Im not sure what you mean when you say the rich...."represent the margin of aggregate demand moreso than the poor."

Are you saying that their affects are at the margins while the poor are the bulk of the affects? If so I agree and I thought that is what your excerpt of the Sufi and Mian paper was claiming as well.
If I understand what they are saying its that the wealth/spending power lost in the dot com was where it could be easier absorbed (in the wealthy margins) while in the housing bubble it was not, which I agree with. I just think that their number of 6 trillion misses much of the magnitude, as I understand you to be saying as well.

I concur completely about residential real estate BEING the business cycle.

11:03 AM  
Blogger winterspeak said...

Hi Greg

I apologize for not being clear, when I said "at the margin" I mean "right at the line between spending happening or not happening" or "amount of spending that is discretionary".

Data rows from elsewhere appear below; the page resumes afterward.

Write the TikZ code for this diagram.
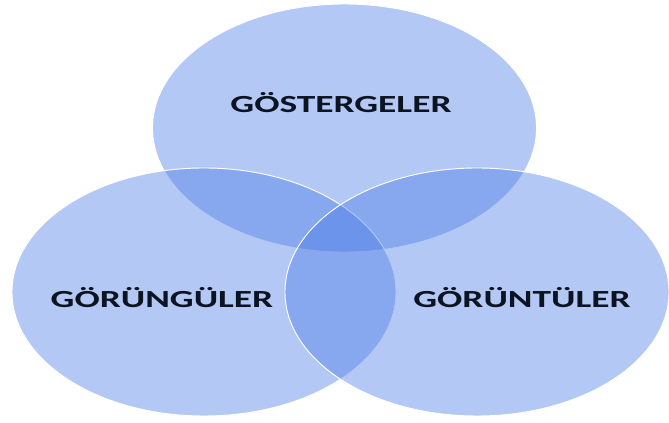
\documentclass[tikz,border=0pt]{standalone}
\usepackage{fontspec}
\usepackage{tikz}
\usetikzlibrary{positioning,shapes}
\newfontfamily\lblfont{Carlito}
\definecolor{vennblue}{RGB}{67,118,230}
\definecolor{lbltext}{RGB}{12,20,34}

\begin{document}
\begin{tikzpicture}[x=0.03cm, y=0.03cm,
    venn/.style={draw=white, line width=0.8pt, ellipse, fill=vennblue, fill opacity=0.4, minimum width=11.52cm, minimum height=7.44cm, inner sep=0pt},
    lbl/.style={text=lbltext, font=\lblfont\fontsize{21}{25}\selectfont\bfseries, inner sep=0pt}]
            \useasboundingbox (0,0) rectangle (669,423);
            \node [venn] (gost) at (344.5,295) {};
            \node [venn] (gorung) at (204,131) {};
            \node [venn] (goruntu) at (477,131) {};
            
            \node [lbl] (gostlbl) at (341,320) {\scalebox{1.52}[1]{GÖSTERGELER}};
            \node [lbl] (gorunglbl) at (162,125) {\scalebox{1.52}[1]{GÖRÜNGÜLER}};
            \node [lbl] (goruntulbl) at (522,125) {\scalebox{1.52}[1]{GÖRÜNTÜLER}};
          \end{tikzpicture}
\end{document}
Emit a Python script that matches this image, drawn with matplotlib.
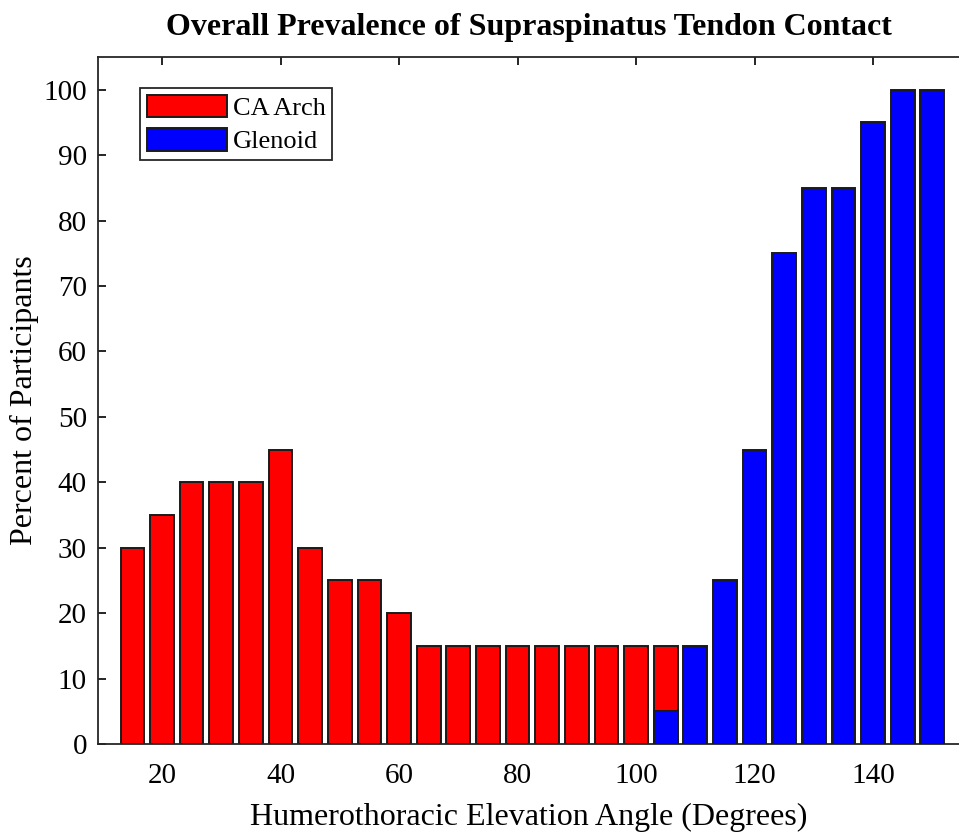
import matplotlib
matplotlib.use("Agg")
import matplotlib.pyplot as plt
import numpy as np

plt.rcParams['font.family'] = ['Liberation Serif', 'DejaVu Serif']

ca_angles = [15, 20, 25, 30, 35, 40, 45, 50, 55, 60, 65, 70, 75, 80, 85, 90, 95, 100, 105]
ca_values = [30, 35, 40, 40, 40, 45, 30, 25, 25, 20, 15, 15, 15, 15, 15, 15, 15, 15, 15]
gl_angles = [105, 110, 115, 120, 125, 130, 135, 140, 145, 150]
gl_values = [5, 15, 25, 45, 75, 85, 85, 95, 100, 100]
xticks = [20, 40, 60, 80, 100, 120, 140]
yticks = [0, 10, 20, 30, 40, 50, 60, 70, 80, 90, 100]

fig = plt.figure(figsize=(9.59, 8.33), dpi=100)
ax = fig.add_axes([98/959, 1-744/833, 1-98/959, (744-57)/833])

ax.bar(ca_angles, ca_values, width=4, color='#ff0000', edgecolor='#1a1a1a', linewidth=1.4, label='CA Arch', zorder=2)
ax.bar(gl_angles, gl_values, width=4, color='#0000ff', edgecolor='#1a1a1a', linewidth=1.4, label='Glenoid', zorder=3)

ax.set_xlim(9.2, 154.5)
ax.set_ylim(0, 105)
ax.set_xticks(xticks)
ax.set_yticks(yticks)
ax.tick_params(direction='in', length=6, width=1.2, labelsize=21, top=True, right=False)
ax.tick_params(axis='x', pad=14)
ax.tick_params(axis='y', pad=8)
ax.spines['right'].set_visible(False)
for s in ['left', 'top', 'bottom']:
    ax.spines[s].set_linewidth(1.3)
    ax.spines[s].set_color('#262626')

ax.set_title('Overall Prevalence of Supraspinatus Tendon Contact', fontsize=23, fontweight='bold', pad=16)
ax.set_xlabel('Humerothoracic Elevation Angle (Degrees)', fontsize=23, labelpad=10)
ax.set_ylabel('Percent of Participants', fontsize=23, labelpad=3)

leg = ax.legend(loc='upper left', bbox_to_anchor=(0.049, 0.955), fontsize=19, handlelength=3.05,
                handleheight=0.95, fancybox=False, edgecolor='#262626', framealpha=1,
                borderpad=0.25, labelspacing=0.3, handletextpad=0.2, borderaxespad=0)
leg.get_frame().set_linewidth(1.3)

fig.savefig('out.png', dpi=100)
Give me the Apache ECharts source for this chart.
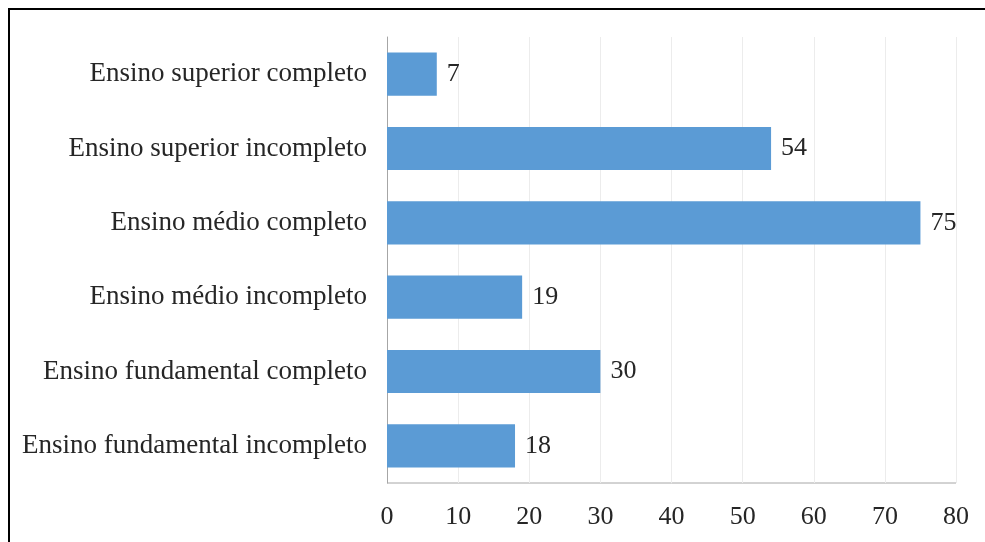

Aggregate demand falls when the number of purchases falls, and discretionary purchases are (by definition) more likely to fall than non-discretionary purchases. And, in general, the rich make more non-discretionary purchases than the poor, and have more ability to scale their purchasing up or down.

But again, not relevant to the discussion at hand. If you want to know why the dot com bust and the housing bust had such different impacts on the economy, you need to look at banks and bank lending, and understand how money works.

1:06 PM  
Blogger NeilW said...

"constrained only by capital requirements on the supply side"

There's no constraint on the supply side. Loans create deposits which creates demand for 'capital bonds/equity' at a price.

When the banking system has created extra deposits into the dynamic flow it has effectively reduced its cost of capital since there is now more money chasing that capital.

The only constraint on lending is borrowers willing to pay the current price of money. The current price is a dynamic feedback loop that depends upon the amount of loans issued.

Capital requirements change the price of money, but they don't stop anything in themselves. There is a dynamic amount of capital out there.

12:52 AM  
Blogger JD said...

That's a good point Neil. I'd never thought about that before. You're sort of feeding the increased capital requirements with your new money. So the ECB set banks a requirement to hit Common Equity Tier 1 ratios of between and 9 and 12 percent... and that impacts the cost of money higher than it would be if it were 3% ... but does not limit the quantum per se?